Speaker: Hair policies hide bigger problems


The Vance County Board of Education couldn’t escape the hair issue after all Monday night.

For the fourth consecutive meeting, someone signed up from the public to address the question of whether high school coaches are using discriminatory policies to limit the hairstyles student-athletes may sport. For the third consecutive meeting, someone actually appeared to address the issue. (The initial request to speak went unfulfilled when the man who made the request failed to appear.)

For perhaps the first time, however, the speaker hardly mentioned hair.
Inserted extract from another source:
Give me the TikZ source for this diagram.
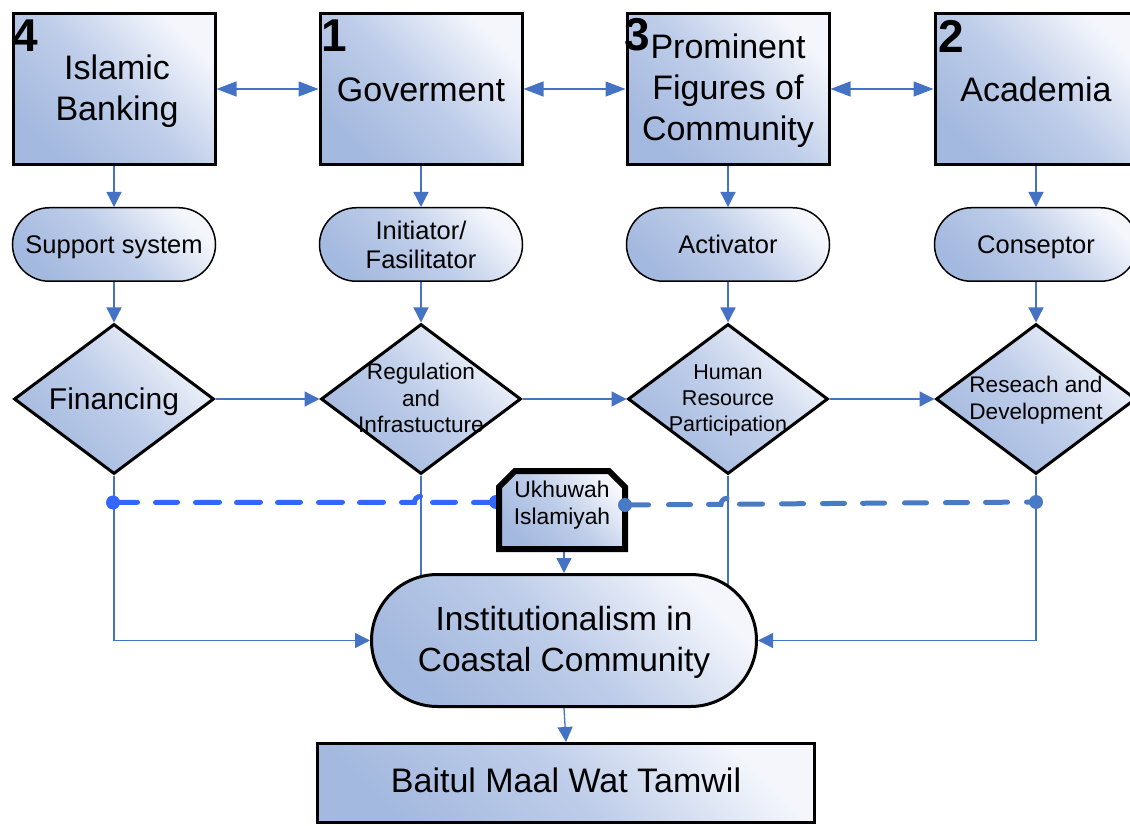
\documentclass[tikz,border=0pt]{standalone}
\usepackage{fontspec}
\setmainfont{Liberation Sans}
\usetikzlibrary{shapes.geometric,shapes.misc,arrows.meta}
\pgfdeclarelayer{bg}
\pgfdeclarelayer{mid}
\pgfsetlayers{bg,mid,main}
\definecolor{conn}{RGB}{68,114,196}
\definecolor{dashA}{RGB}{51,102,255}
\definecolor{dashB}{RGB}{72,122,198}
\definecolor{fdark}{RGB}{164,185,223}
\definecolor{fmid}{RGB}{190,205,233}
\definecolor{flight}{RGB}{244,246,252}
\tikzset{
  grad/.style={shading=axis, bottom color=fdark, top color=flight, middle color=fmid, shading angle=-45},
  topbox/.style={rectangle, draw=black, line width=3pt, grad, minimum width=202pt, minimum height=151pt, inner sep=0pt},
  toplab/.style={align=center, inner sep=0pt, font=\fontsize{34}{41}\selectfont},
  num/.style={anchor=north west, inner sep=0pt, font=\fontsize{46}{46}\selectfont\bfseries},
  pill/.style={rounded rectangle, draw=black, line width=1.5pt, grad, minimum width=203pt, minimum height=73.5pt, inner sep=0pt, align=center, font=\fontsize{25.5}{29}\selectfont},
  dia/.style={diamond, draw=black, line width=3pt, grad, minimum width=200pt, minimum height=150pt, inner sep=0pt, aspect=1.33},
  dlab/.style={align=center, font=\fontsize{22.6}{26.5}\selectfont, inner sep=0pt},
  arr/.style={draw=conn, line width=1.3pt, -{Triangle[length=15pt,width=15pt]}},
  arrboth/.style={draw=conn, line width=1.3pt, {Triangle[length=20pt,width=15pt]}-{Triangle[length=20pt,width=15pt]}},
  plain/.style={draw=conn, line width=1.3pt},
  dashseg/.style={line width=5pt, line cap=round},
}
\begin{document}
\begin{tikzpicture}[x=1pt,y=-1pt]
\useasboundingbox (0,0) rectangle (1130,826);

% top boxes
\node[topbox, label={[toplab, xshift=3pt, yshift=-2pt]center:Islamic\\Banking}] (b4) at (114,89) {};
\node[topbox, label={[toplab, yshift=-1pt]center:Goverment}] (b1) at (421,89) {};
\node[topbox, label={[toplab, yshift=-2pt]center:Prominent\\Figures of\\Community}] (b3) at (728,89) {};
\node[topbox, label={[toplab]center:Academia}] (b2) at (1036,89) {};
\node[num] (n4) at ([shift={(1,8)}]b4.north west) {4};
\node[num] (n1) at ([shift={(3,8)}]b1.north west) {1};
\node[num] (n3) at ([shift={(-1,6)}]b3.north west) {3};
\node[num] (n2) at ([shift={(5,8)}]b2.north west) {2};

% pills
\node[pill, text depth=0pt] (p4) at (114,244.5) {Support system};
\node[pill] (p1) at (421,244.5) {Initiator/\\Fasilitator};
\node[pill, text depth=0pt] (p3) at (728,244.5) {Activator};
\node[pill, text depth=0pt] (p2) at (1036,244.5) {Conseptor};

% diamonds
\node[dia, label={[font=\fontsize{30}{30}\selectfont, inner sep=0pt, text depth=0pt]center:Financing}] (d4) at (114,399) {};
\node[dia, label={[dlab, yshift=1pt]center:Regulation\\and\\Infrastucture}] (d1) at (421,399) {};
\node[dia, label={[dlab, font=\fontsize{21.5}{26}\selectfont, yshift=-1pt]center:Human\\Resource\\Participation}] (d3) at (728,399) {};
\node[dia, label={[dlab, yshift=-1pt]center:Reseach and\\Development}] (d2) at (1036,399) {};

% Ukhuwah
\node[rectangle, minimum width=126pt, minimum height=78pt, inner sep=0pt, outer sep=0pt,
  label={[align=center, font=\fontsize{22.8}{27}\selectfont, yshift=5pt, inner sep=0pt]center:Ukhuwah\\Islamiyah}] (ukh) at (562,510) {};

% bottom
\node[rounded rectangle, draw=black, line width=3pt, grad, minimum width=385pt, minimum height=132pt, inner sep=0pt,
  label={[align=center, inner sep=0pt, font=\fontsize{33.5}{41}\selectfont, yshift=-2pt]center:Institutionalism in\\Coastal Community}] (inst) at (564,640.5) {};
\node[rectangle, draw=black, line width=3pt, grad, minimum width=497pt, minimum height=79pt, inner sep=0pt,
  label={[inner sep=0pt, font=\fontsize{34}{40}\selectfont, yshift=3pt]center:Baitul Maal Wat Tamwil}] (bmt) at (566,783) {};

\coordinate (dA1) at (113,502.5);
\coordinate (dA2) at (496,502);
\coordinate (dB1) at (625,505);
\coordinate (dB2) at (1036,502);

\begin{pgfonlayer}{bg}
\draw[arrboth] (b4.east) -- (b1.west);
\draw[arrboth] (b1.east) -- (b3.west);
\draw[arrboth] (b3.east) -- (b2.west);
\foreach \c in {4,1,3,2}{
  \draw[arr] (b\c.south) -- (p\c.north);
  \draw[arr] (p\c.south) -- (d\c.north);
}
\draw[arr] (d4.east) -- (d1.west);
\draw[arr] (d1.east) -- (d3.west);
\draw[arr] (d3.east) -- (d2.west);
\draw[arr] (d4.south) |- (inst.west);
\draw[arr] (d2.south) |- (inst.east);
\draw[plain] (d1.south) -- (d1.south |- inst.center);
\draw[plain] (d3.south) -- (d3.south |- inst.center);
\draw[arr] (inst.north |- ukh.south) -- (inst.north);
\draw[arr] (inst.south) -- (bmt.north);
% dashed line 1 (Financing -- Ukhuwah), with a line jump over the Regulation line
\foreach \a/\b in {115/137.5, 155.5/177.5, 195.5/219.5, 236.5/260.5, 277.5/300.5, 318.5/342.5, 359.5/383.5, 432.5/455.5, 473.5/494}{
  \draw[dashseg, dashA] (\a,502.5) -- (\b,502.3);
}
\draw[dashseg, dashA] (401.5,502.4) -- (414.5,502.4) arc[start angle=180, end angle=270, radius=6];
\fill[dashA] (dA1) circle[radius=7];
\fill[dashA] (dA2) circle[radius=7];
\end{pgfonlayer}

\begin{pgfonlayer}{mid}
\path[draw=black, line width=6pt, line join=miter, grad]
  (ukh.south west) -- ([yshift=-16pt]ukh.north west) -- ([xshift=16pt]ukh.north west)
  -- ([xshift=-16pt]ukh.north east) -- ([yshift=-16pt]ukh.north east) -- (ukh.south east) -- cycle;
\end{pgfonlayer}

% dashed line 2 (Ukhuwah -- Research), with a line jump over the Human Resource line
\foreach \a/\b in {627/648.5, 668.5/690.5, 739.5/762.5, 781.5/803.5, 822.5/844.5, 862.5/884.5, 904.5/926.5, 945.5/967.5, 985.5/1007.5, 1026.5/1034}{
  \draw[dashseg, dashB] (\a,{505-0.0073*(\a-625)}) -- (\b,{505-0.0073*(\b-625)});
}
\draw[dashseg, dashB] (708.5,504.4) -- (721,504.3) arc[start angle=180, end angle=270, radius=6];
\fill[dashB] (dB1) circle[radius=7];
\fill[dashB] (dB2) circle[radius=7];
\end{tikzpicture}
\end{document}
Michael Muhammad of the Vance-Granville Local Organizing Committee submitted his request to appear before the school board Friday morning, which unfortunately was more than a day after the agenda packets were compiled. (We at HomeinHenderson.com apologize for mistakenly indicating that no one had signed up to speak Monday night.)

Muhammad’s stated topic was “ethnic hairstyle and sports within VC public school system.” But he devoted most of his three minutes to the bigger, racist picture he sees behind the hairstyle dispute.

He said there have been several attempts to resolve the issue of ethnic hairstyles and sports, but what could have been a simple issue has evolved to reveal discrimination through unwritten policies that target black students. (He did not mention any students who were blocked from playing sports by such a policy; the teenager at Southern Vance High School who was the subject of the initial complaint played the full basketball season with his ethnic hairstyle.)

“It’s not an issue of safety. It’s an issue of style and appearance,” Muhammad said.

But he quickly moved into “other issues” in the Vance County school system.

He said blacks are massively overrepresented on the disciplinary lists, making up more than four-fifths of the students who are hit with out-of-school suspension. He said black students are the ones being punished most often even at Aycock and Zeb Vance elementary schools, which he said are the only two of the county’s 15 public schools that are not majority-black.

He complained that 63 percent of the school system’s certified teachers are white, and they can’t relate to the blacks who make up the majority of their students.

“There’s a lack of cultural diversity and a lack of respect for it,” Muhammad said.

“This is an issue that actually has pushed a lot of our black students toward a disciplinary issue because they look different,” he said.

He said the Local Organizing Committee has asked for an investigation by the Office of Civil Rights in the Department of Education. He urged the Board of Education also to look into the policies in place.

“We care about little Rahim and little Shaniqua, just like you care about little Tommy and Betty Sue. We want to see them treated fairly in the school system,” Muhammad said. “That’s all we ask.”

As is the school board’s practice, explained by Chairman Tommy Riddle before Muhammad spoke, neither the board members nor system staffers responded to the presentation.

“We’re here to listen to you, not to respond,” Riddle said.